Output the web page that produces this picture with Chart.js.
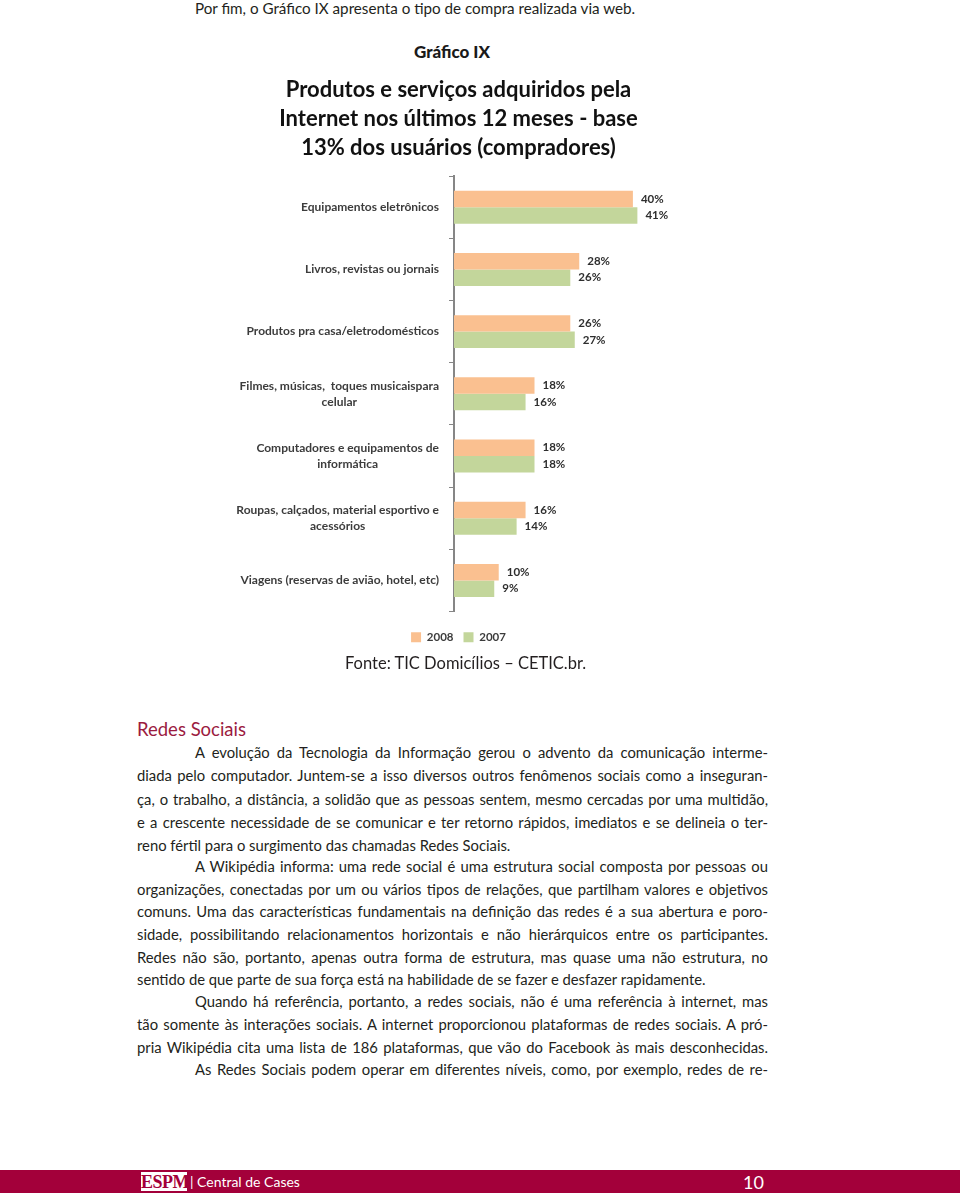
<!DOCTYPE html>
<html lang="pt-BR">
<head>
<meta charset="utf-8">
<script src="https://cdn.jsdelivr.net/npm/chart.js@4.4.1/dist/chart.umd.min.js"></script>
<style>
  html, body { margin: 0; padding: 0; background: #fff; }
  body { width: 960px; height: 1196px; position: relative; overflow: hidden; font-family: 'Lato', sans-serif; color: #231f20; }
  .abs { position: absolute; white-space: nowrap; }
  .l { position: absolute; left: 137px; width: 631px; font-size: 14.8px; line-height: 20px; text-align: justify; text-align-last: justify; }
  .l.ind { left: 195px; width: 573px; }
  .l.fim { text-align-last: left; }
  #grafico { position: absolute; left: 217px; top: 70px; }
  #rodape { position: absolute; left: 0; top: 1170px; width: 960px; height: 23px; background: #a3003a; }
</style>
</head>
<body>
<div class="abs" style="left:195px; top:-2px; font-size:15.2px; line-height:20px;">Por fim, o Gráfico IX apresenta o tipo de compra realizada via web.</div>
<div class="abs" style="left:0; width:904px; text-align:center; top:41px; font-size:17px; font-weight:900; line-height:22px; color:#1a1a1a;">Gráfico IX</div>

<canvas id="grafico" width="483" height="583"></canvas>

<div class="abs" style="left:345px; top:652px; font-size:16.5px; line-height:22px;">Fonte: TIC Domicílios – CETIC.br.</div>

<div class="abs" style="left:137px; top:718px; font-size:18.5px; line-height:22px; color:#9b1b40;">Redes Sociais</div>

<div class="l ind" style="top:742px;">A evolução da Tecnologia da Informação gerou o advento da comunicação interme-</div>
<div class="l" style="top:765px;">diada pelo computador. Juntem-se a isso diversos outros fenômenos sociais como a inseguran-</div>
<div class="l" style="top:789px;">ça, o trabalho, a distância, a solidão que as pessoas sentem, mesmo cercadas por uma multidão,</div>
<div class="l" style="top:812px;">e a crescente necessidade de se comunicar e ter retorno rápidos, imediatos e se delineia o ter-</div>
<div class="l fim" style="top:835px;">reno fértil para o surgimento das chamadas Redes Sociais.</div>
<div class="l ind" style="top:856px;">A Wikipédia informa: uma rede social é uma estrutura social composta por pessoas ou</div>
<div class="l" style="top:879px;">organizações, conectadas por um ou vários tipos de relações, que partilham valores e objetivos</div>
<div class="l" style="top:901px;">comuns. Uma das características fundamentais na definição das redes é a sua abertura e poro-</div>
<div class="l" style="top:924px;">sidade, possibilitando relacionamentos horizontais e não hierárquicos entre os participantes.</div>
<div class="l" style="top:947px;">Redes não são, portanto, apenas outra forma de estrutura, mas quase uma não estrutura, no</div>
<div class="l fim" style="top:969px;">sentido de que parte de sua força está na habilidade de se fazer e desfazer rapidamente.</div>
<div class="l ind" style="top:991px;">Quando há referência, portanto, a redes sociais, não é uma referência à internet, mas</div>
<div class="l" style="top:1014px;">tão somente às interações sociais. A internet proporcionou plataformas de redes sociais. A pró-</div>
<div class="l" style="top:1037px;">pria Wikipédia cita uma lista de 186 plataformas, que vão do Facebook às mais desconhecidas.</div>
<div class="l ind" style="top:1059px;">As Redes Sociais podem operar em diferentes níveis, como, por exemplo, redes de re-</div>

<div id="rodape">
  <div class="abs" style="left:141px; top:2px; width:46px; height:19px; background:#fff; color:#a3003a; font-family:'Liberation Serif', serif; font-weight:bold; font-size:18px; line-height:20px; text-align:center; letter-spacing:-0.5px;">ESPM</div>
  <div class="abs" style="left:190px; top:2px; color:#fff; font-size:14px; line-height:20px;">| Central de Cases</div>
  <div class="abs" style="left:743px; top:1px; color:#fff; font-size:18px; line-height:22px;">10</div>
</div>

<script>
// Categorias (linhas de cada rótulo) e valores
const categorias = [
  ['Equipamentos eletrônicos'],
  ['Livros, revistas ou jornais'],
  ['Produtos pra casa/eletrodomésticos'],
  ['Filmes, músicas,  toques musicaispara', 'celular'],
  ['Computadores e equipamentos de', 'informática'],
  ['Roupas, calçados, material esportivo e', 'acessórios'],
  ['Viagens (reservas de avião, hotel, etc)']
];
const anos = ['2008', '2007'];
const valores2008 = [40, 28, 26, 18, 18, 16, 10];
const valores2007 = [41, 26, 27, 16, 18, 14, 9];
const titulo = [
  'Produtos e serviços adquiridos pela',
  'Internet nos últimos 12 meses - base',
  '13% dos usuários (compradores)'
];

const corEixo = '#868686';
const corTexto = '#3c3c3c';

// desenha os rótulos das categorias (centralizados entre si) e os percentuais
const rotulosPlugin = {
  id: 'rotulos',
  afterDatasetsDraw(chart) {
    const ctx = chart.ctx;
    const escalaY = chart.scales.y;
    ctx.save();
    ctx.textBaseline = 'middle';

    ctx.font = 'bold 11.5px Lato';
    ctx.fillStyle = '#2e2e2e';
    ctx.textAlign = 'left';
    chart.data.datasets.forEach((ds, i) => {
      chart.getDatasetMeta(i).data.forEach((barra, j) => {
        ctx.fillText(ds.data[j] + '%', barra.x + 8, barra.y);
      });
    });

    ctx.font = 'bold 12px Lato';
    ctx.fillStyle = corTexto;
    ctx.textAlign = 'center';
    categorias.forEach((linhas, j) => {
      const cy = escalaY.getPixelForValue(j);
      const w = Math.max(...linhas.map(t => ctx.measureText(t).width));
      const cx = escalaY.right - 15 - w / 2;
      linhas.forEach((t, k) => {
        ctx.fillText(t, cx, cy + (k - (linhas.length - 1) / 2) * 16);
      });
    });
    ctx.restore();
  }
};

new Chart(document.getElementById('grafico'), {
  type: 'bar',
  data: {
    labels: categorias,
    datasets: [
      { label: anos[0], data: valores2008, backgroundColor: '#fac090' },
      { label: anos[1], data: valores2007, backgroundColor: '#c3d69b' }
    ]
  },
  options: {
    indexAxis: 'y',
    responsive: false,
    animation: false,
    devicePixelRatio: 1,
    categoryPercentage: 0.53,
    barPercentage: 1,
    layout: { padding: 0 },
    plugins: {
      title: {
        display: true,
        text: titulo,
        color: '#111',
        font: { family: 'Lato', size: 22, weight: 'bold', lineHeight: 1.32 },
        padding: { top: 5, bottom: 14 }
      },
      legend: {
        position: 'bottom',
        labels: {
          boxWidth: 10,
          boxHeight: 10,
          padding: 10,
          color: corTexto,
          font: { family: 'Lato', size: 11.5, weight: 'bold' }
        }
      },
      tooltip: { enabled: false }
    },
    scales: {
      x: {
        min: 0,
        max: 55,
        ticks: { display: false },
        grid: { display: false },
        border: { display: false },
        afterFit(s) { s.height = 10; }
      },
      y: {
        ticks: { display: false },
        grid: { display: true, drawOnChartArea: false, drawTicks: true, tickLength: 5, color: corEixo, offset: true },
        border: { display: true, color: corEixo, width: 2 },
        afterFit(s) { s.width = 237; }
      }
    }
  },
  plugins: [rotulosPlugin]
});
</script>
</body>
</html>
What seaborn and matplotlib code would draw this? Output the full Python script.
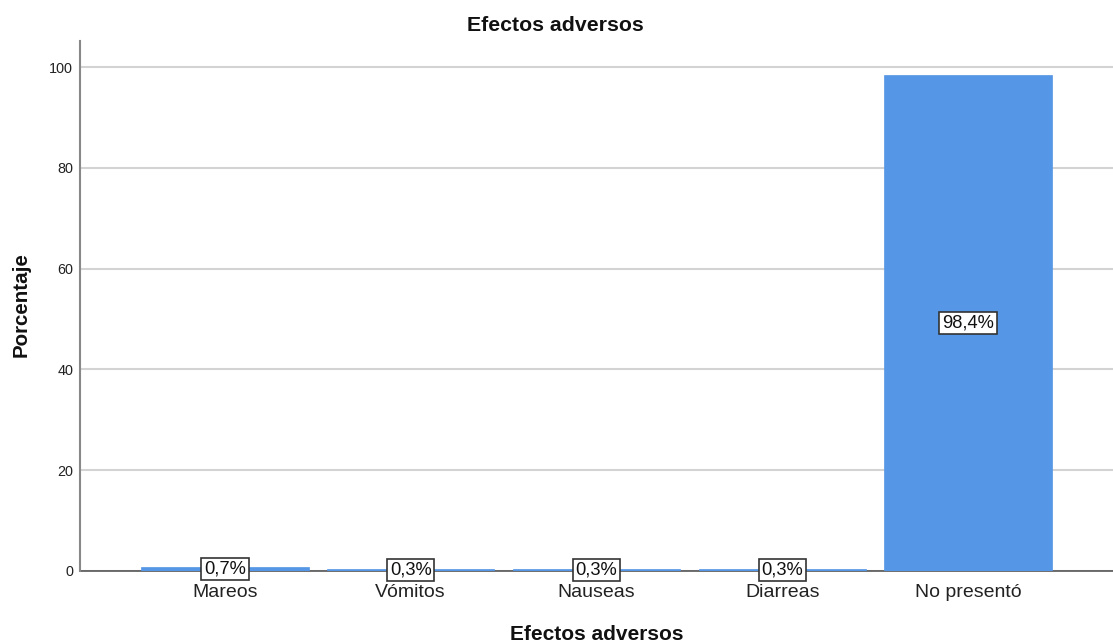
import matplotlib
matplotlib.use("Agg")
import matplotlib.pyplot as plt
import seaborn as sns
import pandas as pd

categories = ["Mareos", "Vómitos", "Nauseas", "Diarreas", "No presentó"]
values = [0.7, 0.3, 0.3, 0.3, 98.4]
labels = ["0,7%", "0,3%", "0,3%", "0,3%", "98,4%"]

sns.set_theme(style="white")
plt.rcParams['font.family'] = ['Liberation Sans', 'DejaVu Sans']

df = pd.DataFrame({"cat": categories, "val": values})

W, H = 1113, 644
fig = plt.figure(figsize=(W/100, H/100), dpi=100)
ax = fig.add_axes([80/W, 1-571/H, 1-80/W, (571-41)/H])

sns.barplot(data=df, x="cat", y="val", color="#5596E6", saturation=1,
            width=0.9, ax=ax, zorder=3, edgecolor="#5596E6", linewidth=0.5)

ax.set_xlim(-0.78, 4.78)
ax.set_ylim(0, 105.2)
ax.set_yticks([0, 20, 40, 60, 80, 100])
ax.yaxis.grid(True, color="#d3d3d3", linewidth=1.5, zorder=0)
ax.xaxis.grid(False)
ax.set_axisbelow(True)

for s in ["top", "right"]:
    ax.spines[s].set_visible(False)
ax.spines["left"].set_color("#888888")
ax.spines["left"].set_linewidth(1.5)
ax.spines["bottom"].set_color("#555555")
ax.spines["bottom"].set_linewidth(1.2)
ax.spines["bottom"].set_zorder(2)

ax.tick_params(axis="y", length=0, pad=5, labelsize=10.4, labelcolor="#222222")
ax.tick_params(axis="x", length=0, pad=9.5, labelsize=14, labelcolor="#222222")

for i, (v, lab) in enumerate(zip(values, labels)):
    ax.text(i, v/2, lab, ha="center", va="center", fontsize=13.2, color="#111111",
            zorder=5,
            bbox=dict(boxstyle="square,pad=0.15", facecolor="white",
                      edgecolor="#333333", linewidth=1.2))

ax.set_xlabel("")
ax.set_ylabel("")
fig.text(597/W, 1-640/H, "Efectos adversos", ha="center", va="baseline",
         fontsize=15, fontweight="bold", color="#111111")
fig.text(21/W, 1-305/H, "Porcentaje", ha="center", va="center", rotation=90,
         fontsize=14.8, fontweight="bold", color="#111111")
fig.text(555/W, 1-31/H, "Efectos adversos", ha="center", va="baseline",
         fontsize=15.3, fontweight="bold", color="#111111")

fig.savefig("out.png", dpi=100)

_Written exercise:_ Without any pictures, set down the lines from the one holding "What seaborn and" through the one holding "ax.set_axisbelow(True)".

_Final result:_
What seaborn and matplotlib code would draw this? Output the full Python script.
import matplotlib
matplotlib.use("Agg")
import matplotlib.pyplot as plt
import seaborn as sns
import pandas as pd

categories = ["Mareos", "Vómitos", "Nauseas", "Diarreas", "No presentó"]
values = [0.7, 0.3, 0.3, 0.3, 98.4]
labels = ["0,7%", "0,3%", "0,3%", "0,3%", "98,4%"]

sns.set_theme(style="white")
plt.rcParams['font.family'] = ['Liberation Sans', 'DejaVu Sans']

df = pd.DataFrame({"cat": categories, "val": values})

W, H = 1113, 644
fig = plt.figure(figsize=(W/100, H/100), dpi=100)
ax = fig.add_axes([80/W, 1-571/H, 1-80/W, (571-41)/H])

sns.barplot(data=df, x="cat", y="val", color="#5596E6", saturation=1,
            width=0.9, ax=ax, zorder=3, edgecolor="#5596E6", linewidth=0.5)

ax.set_xlim(-0.78, 4.78)
ax.set_ylim(0, 105.2)
ax.set_yticks([0, 20, 40, 60, 80, 100])
ax.yaxis.grid(True, color="#d3d3d3", linewidth=1.5, zorder=0)
ax.xaxis.grid(False)
ax.set_axisbelow(True)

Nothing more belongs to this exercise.